Supplied data |
┌──

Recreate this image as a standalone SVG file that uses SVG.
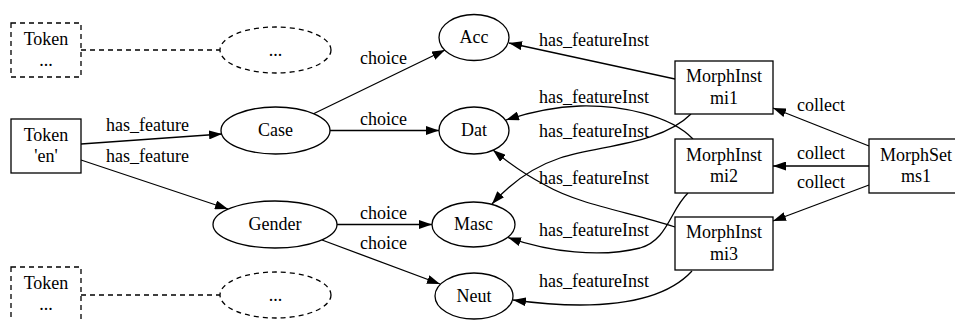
<svg xmlns="http://www.w3.org/2000/svg" width="955" height="320" viewBox="0 0 955 320">
<style>
text { font-family: "Liberation Serif", "Times New Roman", serif; font-size: 18px; fill: #000; text-anchor: middle; }
.n { fill: #fff; stroke: #000; stroke-width: 1.3; }
.d { fill: #fff; stroke: #000; stroke-width: 1.3; stroke-dasharray: 5,4; }
.e { fill: none; stroke: #000; stroke-width: 1.3; marker-end: url(#ah); }
.de { fill: none; stroke: #000; stroke-width: 1.3; stroke-dasharray: 5,4; }
</style>
<defs>
<marker id="ah" viewBox="0 0 13 9" refX="13" refY="4.5" markerWidth="13" markerHeight="9" markerUnits="userSpaceOnUse" orient="auto">
<path d="M0,0 L13,4.5 L0,9 z" fill="#000"/>
</marker>
</defs>
<rect width="955" height="320" fill="#fff"/>
<g id="edges">
<path class="de" d="M81,50 L220,50"/>
<path class="de" d="M81,295 L220,295"/>
<path class="e" d="M81,144 L222,134"/>
<text x="147.5" y="131">has_feature</text>
<path class="e" d="M81,160 L228,209"/>
<text x="147.5" y="161.5">has_feature</text>
<path class="e" d="M313,114 L445,50"/>
<text x="383.5" y="64">choice</text>
<path class="e" d="M330,130.5 L439,130.5"/>
<text x="383.5" y="125">choice</text>
<path class="e" d="M337,224.5 L432,224.5"/>
<text x="383.5" y="218.5">choice</text>
<path class="e" d="M322,240 L440,284"/>
<text x="383.5" y="249">choice</text>
<path class="e" d="M675,79 L509,43"/>
<text x="594" y="46">has_featureInst</text>
<path class="e" d="M691,114 C660,145 600,145 560,158 C530,168 508,186 492,204"/>
<text x="594" y="103">has_featureInst</text>
<path class="e" d="M693,139 C670,115 620,105 580,106 C555,107 530,112 506,120"/>
<text x="594" y="136.5">has_featureInst</text>
<path class="e" d="M688,193 C670,210 668,240 640,248 C600,258 550,252 508,237.5"/>
<text x="594" y="183.5">has_featureInst</text>
<path class="e" d="M675,227 C630,212 580,205 545,185 C520,172 505,160 493,150"/>
<text x="594" y="236">has_featureInst</text>
<path class="e" d="M692,271 C670,295 630,305 580,305 C555,305 535,303 513,300"/>
<text x="594" y="287">has_featureInst</text>
<path class="e" d="M869,146 L773,108"/>
<text x="821" y="110.5">collect</text>
<path class="e" d="M869,166 L773,166"/>
<text x="821" y="158.5">collect</text>
<path class="e" d="M869,185 L773,221"/>
<text x="821" y="187.5">collect</text>
</g>
<g id="tok_top"><rect class="d" x="11" y="23" width="70" height="54"/><text x="46" y="44.5">Token</text><text x="46" y="66">...</text></g>
<g id="dots_top"><ellipse class="d" cx="275.5" cy="50" rx="55.5" ry="23"/><text x="275.5" y="55.5">...</text></g>
<g id="tok_en"><rect class="n" x="11" y="119" width="70" height="54"/><text x="46" y="140.5">Token</text><text x="46" y="162">'en'</text></g>
<g id="case"><ellipse class="n" cx="275.5" cy="130.5" rx="54.5" ry="23.5"/><text x="275.5" y="136">Case</text></g>
<g id="gender"><ellipse class="n" cx="275" cy="224.5" rx="62" ry="23.5"/><text x="275" y="230">Gender</text></g>
<g id="tok_bot"><rect class="d" x="11" y="267" width="70" height="54"/><text x="46" y="288.5">Token</text><text x="46" y="310">...</text></g>
<g id="dots_bot"><ellipse class="d" cx="275.5" cy="295" rx="55.5" ry="23"/><text x="275.5" y="300.5">...</text></g>
<g id="acc"><ellipse class="n" cx="474" cy="37.5" rx="35" ry="23"/><text x="474" y="43">Acc</text></g>
<g id="dat"><ellipse class="n" cx="474" cy="130.5" rx="35" ry="23.5"/><text x="474" y="136">Dat</text></g>
<g id="masc"><ellipse class="n" cx="473.5" cy="224.5" rx="41.5" ry="22.5"/><text x="473.5" y="230">Masc</text></g>
<g id="neut"><ellipse class="n" cx="474" cy="296" rx="39" ry="23"/><text x="474" y="301.5">Neut</text></g>
<g id="mi1"><rect class="n" x="675" y="61" width="98" height="53"/><text x="724" y="82">MorphInst</text><text x="724" y="103.5">mi1</text></g>
<g id="mi2"><rect class="n" x="675" y="139" width="98" height="54"/><text x="724" y="160.5">MorphInst</text><text x="724" y="182">mi2</text></g>
<g id="mi3"><rect class="n" x="675" y="217" width="98" height="53"/><text x="724" y="238">MorphInst</text><text x="724" y="259.5">mi3</text></g>
<g id="ms1"><rect class="n" x="869" y="139" width="94" height="54"/><text x="916" y="160.5">MorphSet</text><text x="916" y="182">ms1</text></g>
</svg>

└──

Written problem |
All of the data above should be transcribed verbatim, with pictures omitted.

Exercise result |
Recreate this image as a standalone SVG file that uses SVG.
<svg xmlns="http://www.w3.org/2000/svg" width="955" height="320" viewBox="0 0 955 320">
<style>
text { font-family: "Liberation Serif", "Times New Roman", serif; font-size: 18px; fill: #000; text-anchor: middle; }
.n { fill: #fff; stroke: #000; stroke-width: 1.3; }
.d { fill: #fff; stroke: #000; stroke-width: 1.3; stroke-dasharray: 5,4; }
.e { fill: none; stroke: #000; stroke-width: 1.3; marker-end: url(#ah); }
.de { fill: none; stroke: #000; stroke-width: 1.3; stroke-dasharray: 5,4; }
</style>
<defs>
<marker id="ah" viewBox="0 0 13 9" refX="13" refY="4.5" markerWidth="13" markerHeight="9" markerUnits="userSpaceOnUse" orient="auto">
<path d="M0,0 L13,4.5 L0,9 z" fill="#000"/>
</marker>
</defs>
<rect width="955" height="320" fill="#fff"/>
<g id="edges">
<path class="de" d="M81,50 L220,50"/>
<path class="de" d="M81,295 L220,295"/>
<path class="e" d="M81,144 L222,134"/>
<text x="147.5" y="131">has_feature</text>
<path class="e" d="M81,160 L228,209"/>
<text x="147.5" y="161.5">has_feature</text>
<path class="e" d="M313,114 L445,50"/>
<text x="383.5" y="64">choice</text>
<path class="e" d="M330,130.5 L439,130.5"/>
<text x="383.5" y="125">choice</text>
<path class="e" d="M337,224.5 L432,224.5"/>
<text x="383.5" y="218.5">choice</text>
<path class="e" d="M322,240 L440,284"/>
<text x="383.5" y="249">choice</text>
<path class="e" d="M675,79 L509,43"/>
<text x="594" y="46">has_featureInst</text>
<path class="e" d="M691,114 C660,145 600,145 560,158 C530,168 508,186 492,204"/>
<text x="594" y="103">has_featureInst</text>
<path class="e" d="M693,139 C670,115 620,105 580,106 C555,107 530,112 506,120"/>
<text x="594" y="136.5">has_featureInst</text>
<path class="e" d="M688,193 C670,210 668,240 640,248 C600,258 550,252 508,237.5"/>
<text x="594" y="183.5">has_featureInst</text>
<path class="e" d="M675,227 C630,212 580,205 545,185 C520,172 505,160 493,150"/>
<text x="594" y="236">has_featureInst</text>
<path class="e" d="M692,271 C670,295 630,305 580,305 C555,305 535,303 513,300"/>
<text x="594" y="287">has_featureInst</text>
<path class="e" d="M869,146 L773,108"/>
<text x="821" y="110.5">collect</text>
<path class="e" d="M869,166 L773,166"/>
<text x="821" y="158.5">collect</text>
<path class="e" d="M869,185 L773,221"/>
<text x="821" y="187.5">collect</text>
</g>
<g id="tok_top"><rect class="d" x="11" y="23" width="70" height="54"/><text x="46" y="44.5">Token</text><text x="46" y="66">...</text></g>
<g id="dots_top"><ellipse class="d" cx="275.5" cy="50" rx="55.5" ry="23"/><text x="275.5" y="55.5">...</text></g>
<g id="tok_en"><rect class="n" x="11" y="119" width="70" height="54"/><text x="46" y="140.5">Token</text><text x="46" y="162">'en'</text></g>
<g id="case"><ellipse class="n" cx="275.5" cy="130.5" rx="54.5" ry="23.5"/><text x="275.5" y="136">Case</text></g>
<g id="gender"><ellipse class="n" cx="275" cy="224.5" rx="62" ry="23.5"/><text x="275" y="230">Gender</text></g>
<g id="tok_bot"><rect class="d" x="11" y="267" width="70" height="54"/><text x="46" y="288.5">Token</text><text x="46" y="310">...</text></g>
<g id="dots_bot"><ellipse class="d" cx="275.5" cy="295" rx="55.5" ry="23"/><text x="275.5" y="300.5">...</text></g>
<g id="acc"><ellipse class="n" cx="474" cy="37.5" rx="35" ry="23"/><text x="474" y="43">Acc</text></g>
<g id="dat"><ellipse class="n" cx="474" cy="130.5" rx="35" ry="23.5"/><text x="474" y="136">Dat</text></g>
<g id="masc"><ellipse class="n" cx="473.5" cy="224.5" rx="41.5" ry="22.5"/><text x="473.5" y="230">Masc</text></g>
<g id="neut"><ellipse class="n" cx="474" cy="296" rx="39" ry="23"/><text x="474" y="301.5">Neut</text></g>
<g id="mi1"><rect class="n" x="675" y="61" width="98" height="53"/><text x="724" y="82">MorphInst</text><text x="724" y="103.5">mi1</text></g>
<g id="mi2"><rect class="n" x="675" y="139" width="98" height="54"/><text x="724" y="160.5">MorphInst</text><text x="724" y="182">mi2</text></g>
<g id="mi3"><rect class="n" x="675" y="217" width="98" height="53"/><text x="724" y="238">MorphInst</text><text x="724" y="259.5">mi3</text></g>
<g id="ms1"><rect class="n" x="869" y="139" width="94" height="54"/><text x="916" y="160.5">MorphSet</text><text x="916" y="182">ms1</text></g>
</svg>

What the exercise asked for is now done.